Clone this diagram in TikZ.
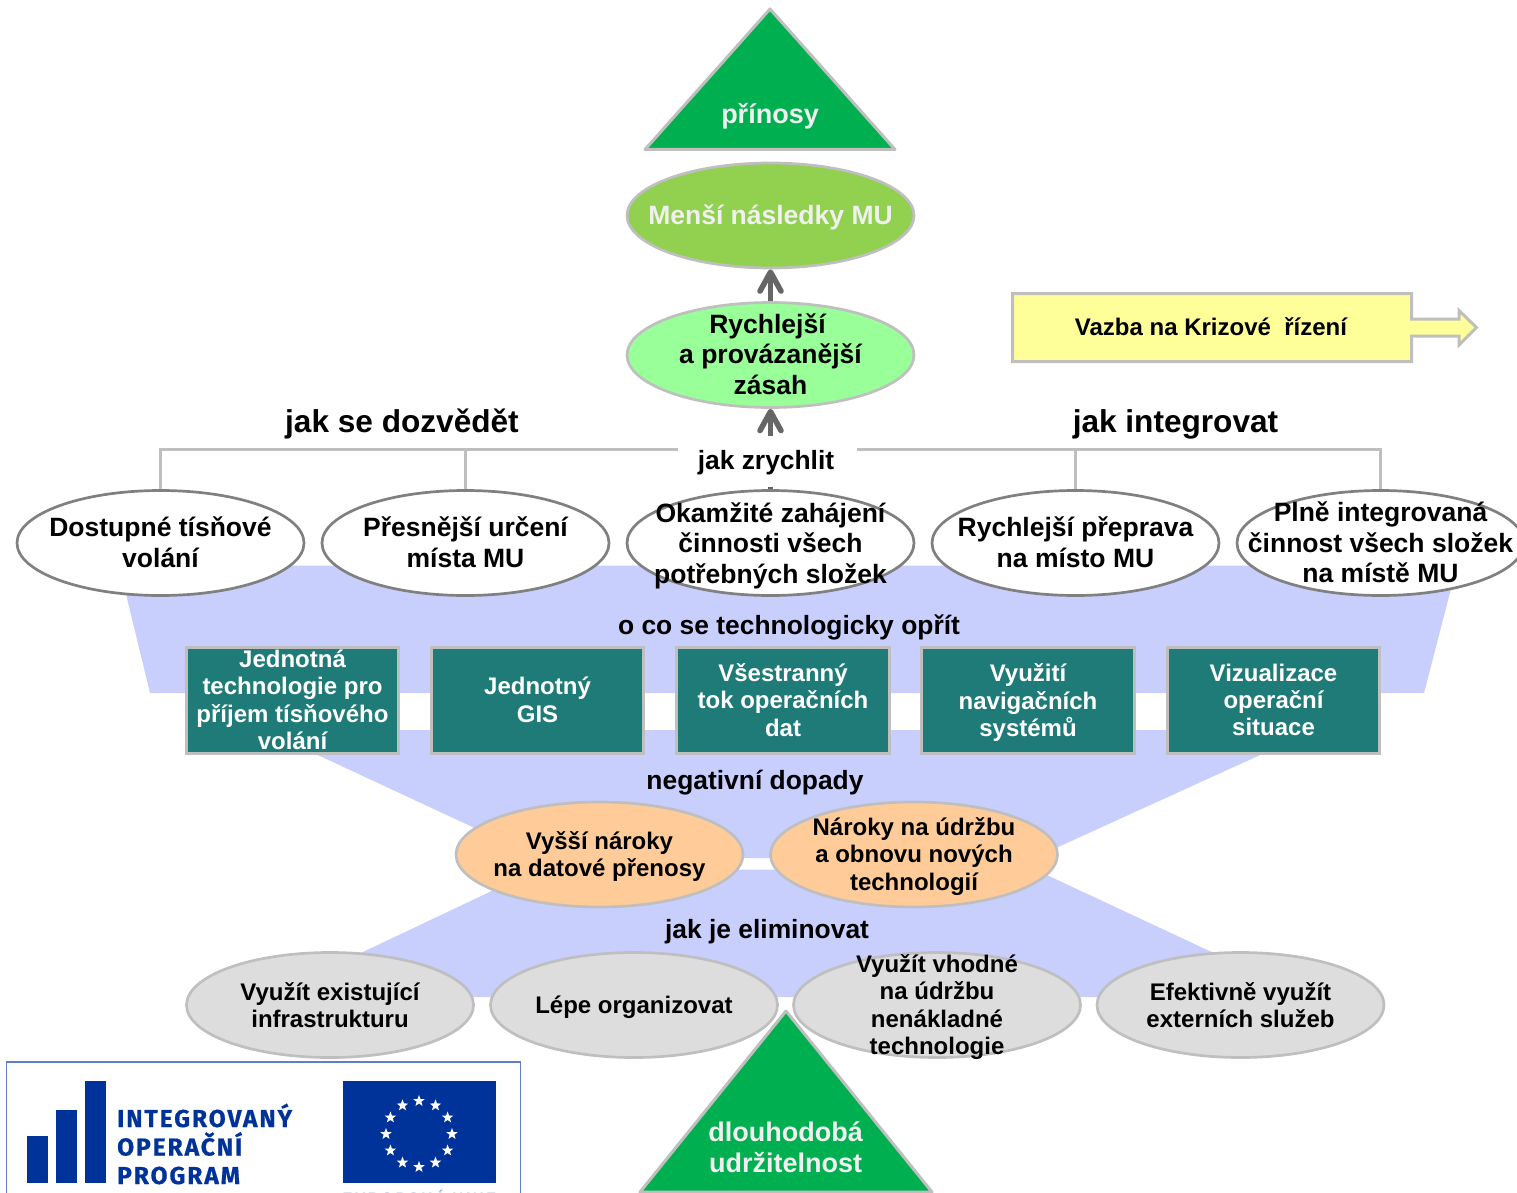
\documentclass[tikz,border=0pt]{standalone}
\usepackage{fontspec}
\setmainfont{Liberation Sans}[BoldFont={Liberation Sans Bold}]
\newfontfamily\logofont[LetterSpace=8,FakeBold=0.6]{Fira Sans Bold}
\usetikzlibrary{shapes.geometric,arrows.meta}
\definecolor{edgegrey}{HTML}{BFBFBF}
\definecolor{darkedge}{HTML}{808080}
\definecolor{band}{HTML}{C9CFFD}
\definecolor{teal}{HTML}{1F7B78}
\definecolor{tgreen}{HTML}{00B050}
\definecolor{softwhite}{HTML}{F0F0F0}
\definecolor{eublue}{HTML}{003399}
\definecolor{peach}{HTML}{FFCC99}
\definecolor{lime}{HTML}{92D050}
\definecolor{mint}{HTML}{99FF99}
\definecolor{paleyellow}{HTML}{FFFF99}
\definecolor{framecol}{HTML}{5C80C4}
\newcommand{\fs}[2]{\fontsize{#1}{#2}\selectfont\bfseries}
\newcommand{\tall}[1]{\rule{0pt}{#1pt}}
\newcommand{\deep}[1]{\rule[-#1pt]{0pt}{#1pt}}
\tikzset{
  oval/.style={ellipse,draw,line width=2.7pt,minimum width=287pt,minimum height=105pt,inner sep=-70pt,align=center},
  whiteoval/.style={oval,fill=white,draw=darkedge,font=\fs{26.5}{30.5}},
  greyoval/.style={oval,fill=black!13.5,draw=edgegrey,font=\fs{24}{27.4}},
  orangeoval/.style={oval,fill=peach,draw=edgegrey,font=\fs{24}{27.4}},
  tealbox/.style={rectangle,draw=edgegrey,fill=teal,line width=3pt,minimum width=212.5pt,minimum height=106pt,inner sep=0pt,align=center,text=white,font=\fs{24}{27.4}},
  caption/.style={font=\fs{26.4}{30},inner sep=0pt},
  heading/.style={font=\fs{31.6}{36},inner sep=0pt},
  treeline/.style={draw=edgegrey,line width=3pt},
  thrust/.style={draw=black!60,line width=5.5pt,-{Straight Barb[length=19pt,width=21pt,round]}},
  bandshape/.style={fill=band,draw=none},
  tri/.style={fill=tgreen,draw=edgegrey,line width=3pt,line join=round},
  trilabel/.style={text=softwhite,align=center,font=\fs{27}{31},inner sep=0pt},
  barshape/.style={fill=eublue,draw=none},
  logotext/.style={text=eublue,anchor=base west,inner sep=0pt,font=\logofont\fontsize{24.5}{29}\selectfont},
  eustar/.style={star,star points=5,star point ratio=2.4,fill=white,draw=none,minimum size=12pt,inner sep=0pt}
}
\begin{document}
\begin{tikzpicture}[x=1pt,y=-1pt]
\useasboundingbox (0,0) rectangle (1517,1193);
\begin{scope}
\clip (0,0) rectangle (1517,1193);
% bands
\fill[bandshape] (119,565.5) -- (1457,565.5) -- (1424,693) -- (150,693) -- cycle;
\fill[bandshape] (264,730) -- (1315,730) -- (1034,858) -- (539,858) -- cycle;
\fill[bandshape] (537,869.5) -- (1035,869.5) -- (1308,997) -- (268,997) -- cycle;
% tree lines
\coordinate (lm) at (678,449);
\coordinate (rm) at (857,449);
\node[whiteoval] (w1) at (160.5,543) {Dostupné tísňové\\volání\deep{2}};
\node[whiteoval] (w2) at (465.5,543) {Přesnější určení\\místa MU\deep{2}};
\node[whiteoval] (w3) at (770.5,543) {\tall{25}Okamžité zahájení\\činnosti všech\\potřebných složek};
\node[whiteoval] (w4) at (1075.5,543) {Rychlejší přeprava\\na místo MU\deep{2}};
\node[whiteoval] (w5) at (1380.5,543) {Plně integrovaná\\činnost všech složek\\na místě MU\deep{1}};
\draw[treeline] (lm) -- (160.5,449) -- (w1.north);
\draw[treeline] (465.5,449) -- (w2.north);
\draw[treeline] (rm) -- (1380.5,449) -- (w5.north);
\draw[treeline] (1075.5,449) -- (w4.north);
% centre
\node[oval,fill=lime,draw=edgegrey,text=softwhite,font=\fs{26.5}{30.5}] (m) at (770.5,215.5) {\tall{23}Menší následky MU};
\node[oval,fill=mint,draw=edgegrey,font=\fs{26.5}{30.5}] (r) at (770.5,355) {Rychlejší\hspace*{6pt}\\a provázanější\\zásah\deep{2}};
\draw[thrust] (r.north) -- (m.south);
\draw[thrust] (w3.north) -- (r.south);
\node[fill=white,minimum width=179pt,minimum height=51pt,inner sep=0pt,caption] (zr) at (767,461) {\phantom{jak zrychlit}};
\node[caption] (zt) at (766,462.5) {jak zrychlit};
\node[heading] (h1) at (402,424) {jak se dozvědět};
\node[heading] (h2) at (1175.5,424) {jak integrovat};
\node[caption] (c1) at (789,627.5) {o co se technologicky opřít};
\node[caption] (c2) at (755,783) {negativní dopady};
\node[caption] (c3) at (767,932) {jak je eliminovat};
% boxes
\node[tealbox] (b1) at (292.5,700) {Jednotná\\technologie pro\\příjem tísňového\\volání};
\node[tealbox] (b2) at (537.5,700) {Jednotný\\GIS};
\node[tealbox] (b3) at (783,700) {Všestranný\\tok operačních\\dat};
\node[tealbox] (b4) at (1028,700) {\tall{23}Využití\\navigačních\\systémů};
\node[tealbox] (b5) at (1273.5,700) {Vizualizace\\operační\\situace};
% orange
\node[orangeoval] (o1) at (599.5,854.5) {\tall{22}Vyšší nároky\\na datové přenosy};
\node[orangeoval] (o2) at (914,854.5) {\tall{22}Nároky na údržbu\\a obnovu nových\\technologií};
% grey
\node[greyoval] (g1) at (330,1005) {Využít existující\\infrastrukturu};
\node[greyoval] (g2) at (634,1005) {\tall{23}Lépe organizovat};
\node[greyoval] (g3) at (937,1005) {\tall{22}Využít vhodné\\na údržbu\\nenákladné\\technologie};
\node[greyoval] (g4) at (1240.5,1005) {Efektivně využít\\externích služeb};
% triangles
\draw[tri] (770,9) -- (895,149.5) -- (645,149.5) -- cycle;
\node[trilabel] (t1) at (770,116) {přínosy};
\draw[tri] (786,1011) -- (932,1192) -- (640,1192) -- cycle;
\node[trilabel] (t2) at (785.5,1147) {dlouhodobá\\udržitelnost};
% note
\draw[fill=paleyellow,draw=edgegrey,line width=3pt]
  (1012.5,293.5) -- (1411.5,293.5) -- (1411.5,319) -- (1459,319) -- (1459,310.5) -- (1476.5,327.5) -- (1459,345) -- (1459,336) -- (1411.5,336) -- (1411.5,361.5) -- (1012.5,361.5) -- cycle;
\node[font=\fs{24}{28},inner sep=0pt] (note) at (1211,327) {Vazba na Krizové\ \ řízení};
% logo
\draw[draw=framecol,line width=1.5pt,fill=white] (6.5,1193) -- (6.5,1062) -- (520.5,1062) -- (520.5,1193);
\fill[barshape] (27,1136) rectangle (48,1183);
\fill[barshape] (56,1110) rectangle (77,1183);
\fill[barshape] (85,1081) rectangle (106,1183);
\node[logotext] (l1) at (117,1127) {INTEGROVANÝ};
\node[logotext] (l2) at (117,1155.5) {OPERAČNÍ};
\node[logotext] (l3) at (117,1184) {PROGRAM};
\fill[barshape] (343,1081) rectangle (496,1183);
\foreach \a in {0,30,...,330}{
  \node[eustar] at ({419+33*cos(\a)},{1134+33*sin(\a)}) {};
}
\node[text=eublue!45,font=\fs{15}{17},inner sep=0pt,anchor=base] (eu) at (419.5,1203) {\addfontfeature{LetterSpace=18}EVROPSKÁ UNIE};
\end{scope}
\end{tikzpicture}
\end{document}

###

__What is needed__: Leave the images out, please, and restate each line word for word.

__Response to this task__:
Clone this diagram in TikZ.
\documentclass[tikz,border=0pt]{standalone}
\usepackage{fontspec}
\setmainfont{Liberation Sans}[BoldFont={Liberation Sans Bold}]
\newfontfamily\logofont[LetterSpace=8,FakeBold=0.6]{Fira Sans Bold}
\usetikzlibrary{shapes.geometric,arrows.meta}
\definecolor{edgegrey}{HTML}{BFBFBF}
\definecolor{darkedge}{HTML}{808080}
\definecolor{band}{HTML}{C9CFFD}
\definecolor{teal}{HTML}{1F7B78}
\definecolor{tgreen}{HTML}{00B050}
\definecolor{softwhite}{HTML}{F0F0F0}
\definecolor{eublue}{HTML}{003399}
\definecolor{peach}{HTML}{FFCC99}
\definecolor{lime}{HTML}{92D050}
\definecolor{mint}{HTML}{99FF99}
\definecolor{paleyellow}{HTML}{FFFF99}
\definecolor{framecol}{HTML}{5C80C4}
\newcommand{\fs}[2]{\fontsize{#1}{#2}\selectfont\bfseries}
\newcommand{\tall}[1]{\rule{0pt}{#1pt}}
\newcommand{\deep}[1]{\rule[-#1pt]{0pt}{#1pt}}
\tikzset{
  oval/.style={ellipse,draw,line width=2.7pt,minimum width=287pt,minimum height=105pt,inner sep=-70pt,align=center},
  whiteoval/.style={oval,fill=white,draw=darkedge,font=\fs{26.5}{30.5}},
  greyoval/.style={oval,fill=black!13.5,draw=edgegrey,font=\fs{24}{27.4}},
  orangeoval/.style={oval,fill=peach,draw=edgegrey,font=\fs{24}{27.4}},
  tealbox/.style={rectangle,draw=edgegrey,fill=teal,line width=3pt,minimum width=212.5pt,minimum height=106pt,inner sep=0pt,align=center,text=white,font=\fs{24}{27.4}},
  caption/.style={font=\fs{26.4}{30},inner sep=0pt},
  heading/.style={font=\fs{31.6}{36},inner sep=0pt},
  treeline/.style={draw=edgegrey,line width=3pt},
  thrust/.style={draw=black!60,line width=5.5pt,-{Straight Barb[length=19pt,width=21pt,round]}},
  bandshape/.style={fill=band,draw=none},
  tri/.style={fill=tgreen,draw=edgegrey,line width=3pt,line join=round},
  trilabel/.style={text=softwhite,align=center,font=\fs{27}{31},inner sep=0pt},
  barshape/.style={fill=eublue,draw=none},
  logotext/.style={text=eublue,anchor=base west,inner sep=0pt,font=\logofont\fontsize{24.5}{29}\selectfont},
  eustar/.style={star,star points=5,star point ratio=2.4,fill=white,draw=none,minimum size=12pt,inner sep=0pt}
}
\begin{document}
\begin{tikzpicture}[x=1pt,y=-1pt]
\useasboundingbox (0,0) rectangle (1517,1193);
\begin{scope}
\clip (0,0) rectangle (1517,1193);
% bands
\fill[bandshape] (119,565.5) -- (1457,565.5) -- (1424,693) -- (150,693) -- cycle;
\fill[bandshape] (264,730) -- (1315,730) -- (1034,858) -- (539,858) -- cycle;
\fill[bandshape] (537,869.5) -- (1035,869.5) -- (1308,997) -- (268,997) -- cycle;
% tree lines
\coordinate (lm) at (678,449);
\coordinate (rm) at (857,449);
\node[whiteoval] (w1) at (160.5,543) {Dostupné tísňové\\volání\deep{2}};
\node[whiteoval] (w2) at (465.5,543) {Přesnější určení\\místa MU\deep{2}};
\node[whiteoval] (w3) at (770.5,543) {\tall{25}Okamžité zahájení\\činnosti všech\\potřebných složek};
\node[whiteoval] (w4) at (1075.5,543) {Rychlejší přeprava\\na místo MU\deep{2}};
\node[whiteoval] (w5) at (1380.5,543) {Plně integrovaná\\činnost všech složek\\na místě MU\deep{1}};
\draw[treeline] (lm) -- (160.5,449) -- (w1.north);
\draw[treeline] (465.5,449) -- (w2.north);
\draw[treeline] (rm) -- (1380.5,449) -- (w5.north);
\draw[treeline] (1075.5,449) -- (w4.north);
% centre
\node[oval,fill=lime,draw=edgegrey,text=softwhite,font=\fs{26.5}{30.5}] (m) at (770.5,215.5) {\tall{23}Menší následky MU};
\node[oval,fill=mint,draw=edgegrey,font=\fs{26.5}{30.5}] (r) at (770.5,355) {Rychlejší\hspace*{6pt}\\a provázanější\\zásah\deep{2}};
\draw[thrust] (r.north) -- (m.south);
\draw[thrust] (w3.north) -- (r.south);
\node[fill=white,minimum width=179pt,minimum height=51pt,inner sep=0pt,caption] (zr) at (767,461) {\phantom{jak zrychlit}};
\node[caption] (zt) at (766,462.5) {jak zrychlit};
\node[heading] (h1) at (402,424) {jak se dozvědět};
\node[heading] (h2) at (1175.5,424) {jak integrovat};
\node[caption] (c1) at (789,627.5) {o co se technologicky opřít};
\node[caption] (c2) at (755,783) {negativní dopady};
\node[caption] (c3) at (767,932) {jak je eliminovat};
% boxes
\node[tealbox] (b1) at (292.5,700) {Jednotná\\technologie pro\\příjem tísňového\\volání};
\node[tealbox] (b2) at (537.5,700) {Jednotný\\GIS};
\node[tealbox] (b3) at (783,700) {Všestranný\\tok operačních\\dat};
\node[tealbox] (b4) at (1028,700) {\tall{23}Využití\\navigačních\\systémů};
\node[tealbox] (b5) at (1273.5,700) {Vizualizace\\operační\\situace};
% orange
\node[orangeoval] (o1) at (599.5,854.5) {\tall{22}Vyšší nároky\\na datové přenosy};
\node[orangeoval] (o2) at (914,854.5) {\tall{22}Nároky na údržbu\\a obnovu nových\\technologií};
% grey
\node[greyoval] (g1) at (330,1005) {Využít existující\\infrastrukturu};
\node[greyoval] (g2) at (634,1005) {\tall{23}Lépe organizovat};
\node[greyoval] (g3) at (937,1005) {\tall{22}Využít vhodné\\na údržbu\\nenákladné\\technologie};
\node[greyoval] (g4) at (1240.5,1005) {Efektivně využít\\externích služeb};
% triangles
\draw[tri] (770,9) -- (895,149.5) -- (645,149.5) -- cycle;
\node[trilabel] (t1) at (770,116) {přínosy};
\draw[tri] (786,1011) -- (932,1192) -- (640,1192) -- cycle;
\node[trilabel] (t2) at (785.5,1147) {dlouhodobá\\udržitelnost};
% note
\draw[fill=paleyellow,draw=edgegrey,line width=3pt]
  (1012.5,293.5) -- (1411.5,293.5) -- (1411.5,319) -- (1459,319) -- (1459,310.5) -- (1476.5,327.5) -- (1459,345) -- (1459,336) -- (1411.5,336) -- (1411.5,361.5) -- (1012.5,361.5) -- cycle;
\node[font=\fs{24}{28},inner sep=0pt] (note) at (1211,327) {Vazba na Krizové\ \ řízení};
% logo
\draw[draw=framecol,line width=1.5pt,fill=white] (6.5,1193) -- (6.5,1062) -- (520.5,1062) -- (520.5,1193);
\fill[barshape] (27,1136) rectangle (48,1183);
\fill[barshape] (56,1110) rectangle (77,1183);
\fill[barshape] (85,1081) rectangle (106,1183);
\node[logotext] (l1) at (117,1127) {INTEGROVANÝ};
\node[logotext] (l2) at (117,1155.5) {OPERAČNÍ};
\node[logotext] (l3) at (117,1184) {PROGRAM};
\fill[barshape] (343,1081) rectangle (496,1183);
\foreach \a in {0,30,...,330}{
  \node[eustar] at ({419+33*cos(\a)},{1134+33*sin(\a)}) {};
}
\node[text=eublue!45,font=\fs{15}{17},inner sep=0pt,anchor=base] (eu) at (419.5,1203) {\addfontfeature{LetterSpace=18}EVROPSKÁ UNIE};
\end{scope}
\end{tikzpicture}
\end{document}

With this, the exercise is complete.